I had the unfortunate task of being a Cleveland Indians fan throughout my childhood and up through much of the 1980s. The Indians were never very good and typically served as the farm team for the more successful clubs. Julio Franco became a Cleveland Indian in this fashion when he was traded to them from Philadelphia along with Manny Trillo, George Vuckovich, Jay Baller and Jerry Willard in exchange for rising star Von Hayes. Hayes went on to have a productive 12-year career, but this was a trade the Indians actually won as Julio Franco went on to have one of the most productive careers ever playing for a staggering 25 seasons.
He was an outstanding shortstop for the Cleveland Indians up through 1988 when he was traded to Texas for three players including Oddibe McDowell. The thing I always liked about Franco was his unique batting stance where he held the bat wrapped around his head and then put his entire body into a fluid and level swing. He was an extremely well balanced player who could do a little but of everything. He could hit the occasional homer, going deep more than 10 times in a season 8 times. He was a terrific defender though he never won a gold glove with Cal Ripken around at the same time. He could steal bases compiling 281 steals over his career, with most of them coming in the '80s.

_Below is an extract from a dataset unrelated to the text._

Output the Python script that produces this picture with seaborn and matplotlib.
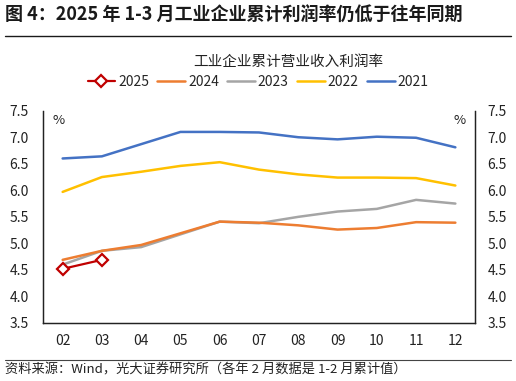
import numpy as np
import pandas as pd
import matplotlib
matplotlib.use("Agg")
import matplotlib.pyplot as plt
from matplotlib.lines import Line2D
import seaborn as sns

# Data (cumulative operating-revenue profit margin, %)
months = ["02", "03", "04", "05", "06", "07", "08", "09", "10", "11", "12"]
y2025 = [4.52, 4.69]
y2024 = [4.69, 4.86, 4.97, 5.19, 5.41, 5.39, 5.34, 5.26, 5.29, 5.40, 5.39]
y2023 = [4.60, 4.86, 4.93, 5.17, 5.41, 5.38, 5.50, 5.60, 5.65, 5.82, 5.75]
y2022 = [5.97, 6.25, 6.35, 6.46, 6.53, 6.39, 6.30, 6.24, 6.24, 6.23, 6.09]
y2021 = [6.60, 6.64, 6.87, 7.10, 7.10, 7.09, 7.00, 6.96, 7.01, 6.99, 6.81]

years = ["2025", "2024", "2023", "2022", "2021"]
series = {"2025": y2025, "2024": y2024, "2023": y2023, "2022": y2022, "2021": y2021}
colors = {"2025": "#C00000", "2024": "#ED7D31", "2023": "#A5A5A5",
          "2022": "#FFC000", "2021": "#4472C4"}

sns.set_theme(style="white")
plt.rcParams["font.family"] = ["Noto Sans CJK SC", "DejaVu Sans"]
plt.rcParams["axes.unicode_minus"] = False

fig = plt.figure(figsize=(5.16, 3.81), dpi=100)
ax = fig.add_axes([43 / 516, 1 - 323 / 381, 432 / 516, 212.3 / 381])

# draw older years first so 2025 sits on top
for yr in years[::-1]:
    vals = series[yr]
    df = pd.DataFrame({"x": np.arange(len(vals)), "y": vals})
    if yr == "2025":
        sns.lineplot(data=df, x="x", y="y", ax=ax, color=colors[yr], lw=1.6,
                     marker="D", markersize=6, markerfacecolor="white",
                     markeredgecolor=colors[yr], markeredgewidth=1.6, zorder=5)
    else:
        sns.lineplot(data=df, x="x", y="y", ax=ax, color=colors[yr], lw=1.8)

ax.set_xlim(-0.5, len(months) - 0.5)
ax.set_ylim(3.5, 7.5)
ax.set_xlabel("")
ax.set_ylabel("")
ax.set_xticks(np.arange(len(months)))
ax.set_xticklabels(months)
ax.set_xticks(np.arange(0.5, len(months) - 1), minor=True)
ax.tick_params(axis="x", which="major", length=0, pad=8, labelsize=10, colors="#222222")
ax.tick_params(axis="x", which="minor", direction="in", length=3, width=0.8, color="#222222")
yt = np.arange(3.5, 7.51, 0.5)
ax.set_yticks(yt)
ax.set_yticklabels([f"{v:.1f}" for v in yt])
ax.tick_params(axis="y", length=0, pad=10, labelsize=10, colors="#222222")

ax2 = ax.twinx()
ax2.set_ylim(3.5, 7.5)
ax2.set_yticks(yt)
ax2.set_yticklabels([f"{v:.1f}" for v in yt])
ax2.tick_params(axis="y", length=0, pad=9, labelsize=10, colors="#222222")

for a in (ax, ax2):
    a.spines["top"].set_visible(False)
    for s in ("left", "right", "bottom"):
        a.spines[s].set_color("#222222")
        a.spines[s].set_linewidth(0.9)
    a.grid(False)

ax.text(0.022, 0.985, "%", transform=ax.transAxes, fontsize=9.5, va="top", ha="left", color="#222222")
ax.text(0.978, 0.985, "%", transform=ax.transAxes, fontsize=9.5, va="top", ha="right", color="#222222")

# legend
handles = []
for yr in years:
    if yr == "2025":
        handles.append(Line2D([], [], color=colors[yr], lw=1.6, marker="D", markersize=6,
                              markerfacecolor="white", markeredgecolor=colors[yr],
                              markeredgewidth=1.6))
    else:
        handles.append(Line2D([], [], color=colors[yr], lw=1.8))
fig.legend(handles, years, loc="center", bbox_to_anchor=(258 / 516, 1 - 82 / 381), ncol=5,
           frameon=False, fontsize=10, handlelength=2.0, handletextpad=0.2,
           columnspacing=0.6)

# titles and source
fig.text(5 / 516, 1 - 15 / 381, "图 4：2025 年 1-3 月工业企业累计利润率仍低于往年同期",
         fontsize=13, fontweight="bold", ha="left", va="center", color="#1a1a1a")
fig.add_artist(Line2D([5 / 516, 511 / 516], [1 - 36 / 381] * 2, color="#1a1a1a", lw=1.0))
fig.text(288 / 516, 1 - 62 / 381, "工业企业累计营业收入利润率", fontsize=10.5,
         ha="center", va="center", color="#222222")
fig.add_artist(Line2D([5 / 516, 511 / 516], [1 - 360 / 381] * 2, color="#444444", lw=0.8))
fig.text(5 / 516, 1 - 370 / 381, "资料来源：Wind，光大证券研究所（各年 2 月数据是 1-2 月累计值）",
         fontsize=9.5, ha="left", va="center", color="#222222")

fig.savefig("out.png", dpi=100)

I was so disappointed when he was traded to Texas and of course he had his best seasons in the years just following the trade, making the All-Star team three consecutive years in 1989-1991. Most thought his career was near its end in 1994 when he was traded to the White Sox at the age of 35, but he went on to play 10 more seasons with a couple of years off in between. He became a super-sub for the Atlanta Braves through the bulk of the 2000s, finally retiring at the tender age of 48. Julio Franco played his best baseball in the 1980s finishing second in Rookie of the Year voting in 1983 and compiling 19.0 WAR as Cleveland's everyday shortstop from 1983 to 1989. He had an amazing career.